Friday, Jan. 30, 1998 | 10:21 a.m.

A bid for a new trial by disgruntled former postal worker Charles Jennings who was convicted of murdering a U.S. Postal Service official that helped fire him has been denied by District Judge Donald Mosley.

The judge then formally sentenced Jennings on Thursday to the life prison sentence without the possibility of parole that had been dictated by the jury that convicted him of murder in December 1997.

In the request for a new trial, Jennings' attorney Mace Yampolsky had argued that prosecutors changed the theory of their case and he was not given sufficient time to prepare a defense.
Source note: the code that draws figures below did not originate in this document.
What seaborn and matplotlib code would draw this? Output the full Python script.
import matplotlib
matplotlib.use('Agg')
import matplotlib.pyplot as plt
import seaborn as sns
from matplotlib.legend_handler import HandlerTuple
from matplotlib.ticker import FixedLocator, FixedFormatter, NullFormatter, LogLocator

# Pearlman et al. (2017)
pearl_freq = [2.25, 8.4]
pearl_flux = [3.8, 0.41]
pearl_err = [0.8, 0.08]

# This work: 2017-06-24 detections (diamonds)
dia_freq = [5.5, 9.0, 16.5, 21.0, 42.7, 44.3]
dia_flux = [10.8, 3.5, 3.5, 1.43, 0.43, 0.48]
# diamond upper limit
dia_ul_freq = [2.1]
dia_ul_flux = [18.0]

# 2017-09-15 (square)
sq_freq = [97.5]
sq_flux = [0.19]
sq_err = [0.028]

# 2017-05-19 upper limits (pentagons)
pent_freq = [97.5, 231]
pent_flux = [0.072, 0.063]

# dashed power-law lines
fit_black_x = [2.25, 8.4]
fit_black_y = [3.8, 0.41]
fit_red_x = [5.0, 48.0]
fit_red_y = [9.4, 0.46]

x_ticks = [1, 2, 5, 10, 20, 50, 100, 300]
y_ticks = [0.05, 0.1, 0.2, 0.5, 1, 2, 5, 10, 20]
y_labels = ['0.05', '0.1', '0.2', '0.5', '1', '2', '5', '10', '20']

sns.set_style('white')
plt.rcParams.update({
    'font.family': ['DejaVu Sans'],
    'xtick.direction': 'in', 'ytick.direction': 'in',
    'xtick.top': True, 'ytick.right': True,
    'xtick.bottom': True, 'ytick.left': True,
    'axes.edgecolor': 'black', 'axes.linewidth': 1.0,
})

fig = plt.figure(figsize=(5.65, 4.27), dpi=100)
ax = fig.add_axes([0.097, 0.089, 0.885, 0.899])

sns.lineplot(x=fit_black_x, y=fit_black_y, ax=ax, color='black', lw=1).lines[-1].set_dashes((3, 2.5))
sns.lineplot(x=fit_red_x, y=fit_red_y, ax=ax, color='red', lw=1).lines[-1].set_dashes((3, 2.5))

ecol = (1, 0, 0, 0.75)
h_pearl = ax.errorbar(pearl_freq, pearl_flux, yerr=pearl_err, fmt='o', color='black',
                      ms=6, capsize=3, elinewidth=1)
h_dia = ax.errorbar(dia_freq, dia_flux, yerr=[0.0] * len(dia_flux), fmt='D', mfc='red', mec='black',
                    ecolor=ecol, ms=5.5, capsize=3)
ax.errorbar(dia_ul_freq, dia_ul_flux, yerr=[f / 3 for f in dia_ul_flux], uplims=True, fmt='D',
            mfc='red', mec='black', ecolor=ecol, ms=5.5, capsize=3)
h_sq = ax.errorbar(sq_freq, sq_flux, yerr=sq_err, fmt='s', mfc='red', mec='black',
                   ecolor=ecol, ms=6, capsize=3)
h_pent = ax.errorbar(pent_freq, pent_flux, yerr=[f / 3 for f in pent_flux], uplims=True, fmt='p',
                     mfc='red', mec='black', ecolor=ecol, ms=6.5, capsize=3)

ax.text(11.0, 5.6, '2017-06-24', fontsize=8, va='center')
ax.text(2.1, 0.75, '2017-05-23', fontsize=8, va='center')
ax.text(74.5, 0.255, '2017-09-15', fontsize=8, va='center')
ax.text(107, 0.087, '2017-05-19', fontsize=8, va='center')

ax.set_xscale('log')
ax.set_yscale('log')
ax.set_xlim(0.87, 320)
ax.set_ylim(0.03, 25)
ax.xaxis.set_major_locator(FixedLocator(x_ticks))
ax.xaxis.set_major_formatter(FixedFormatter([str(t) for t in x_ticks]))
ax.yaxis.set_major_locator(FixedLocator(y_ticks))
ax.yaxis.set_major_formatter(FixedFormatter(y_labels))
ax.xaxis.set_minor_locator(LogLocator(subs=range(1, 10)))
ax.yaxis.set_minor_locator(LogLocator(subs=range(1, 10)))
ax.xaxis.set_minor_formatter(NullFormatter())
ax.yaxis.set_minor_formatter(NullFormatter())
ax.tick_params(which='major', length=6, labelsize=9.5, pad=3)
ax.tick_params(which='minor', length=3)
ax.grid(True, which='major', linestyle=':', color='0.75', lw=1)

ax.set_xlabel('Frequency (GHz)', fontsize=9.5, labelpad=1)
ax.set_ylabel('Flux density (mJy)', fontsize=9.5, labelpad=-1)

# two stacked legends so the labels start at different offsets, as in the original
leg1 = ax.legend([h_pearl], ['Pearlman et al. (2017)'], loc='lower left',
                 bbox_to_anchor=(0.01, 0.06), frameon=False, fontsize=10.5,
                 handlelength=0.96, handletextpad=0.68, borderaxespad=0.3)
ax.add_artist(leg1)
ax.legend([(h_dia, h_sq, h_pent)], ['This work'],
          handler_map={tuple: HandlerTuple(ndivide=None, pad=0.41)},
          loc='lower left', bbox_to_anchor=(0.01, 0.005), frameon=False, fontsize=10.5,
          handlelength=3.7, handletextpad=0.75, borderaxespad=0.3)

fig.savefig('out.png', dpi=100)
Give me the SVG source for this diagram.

Yampolsky said that prosecutors originally alleged that Jennings, 42, premeditatedly drove to the post office branch at 1001 E. Sunset Road early on December 19, 1996, to kill James Brown, 59, and perhaps two other executives.

After Jennings testified at the trial that the fatal shot was fired as he and Brown struggled for the gun that he was holding on the postal supervisor, the prosecution argued to the jurors that they could convict Jennings under the alternate theory of "felony murder."

Under Nevada felony murder law, a person can be convicted of first-degree murder if a death occurs during the commission of a violent felony, like kidnapping. Premeditated murder also is first-degree murder.

Yampolsky now will have to seek a new trial through an appeal to the Nevada Supreme Court.

Brown's slaying occurred as Jennings was coming down from a four-day crack cocaine binge that had been precipitated by his failure to win back his job through the postal service's administrative appeal process, according to trial testimony.

Jennings, who already has served more than a year behind bars, had become despondent and suicidal because of his job woes, witnesses said.

On the advice of his attorney, Jennings declined to speak at Thursday's sentencing.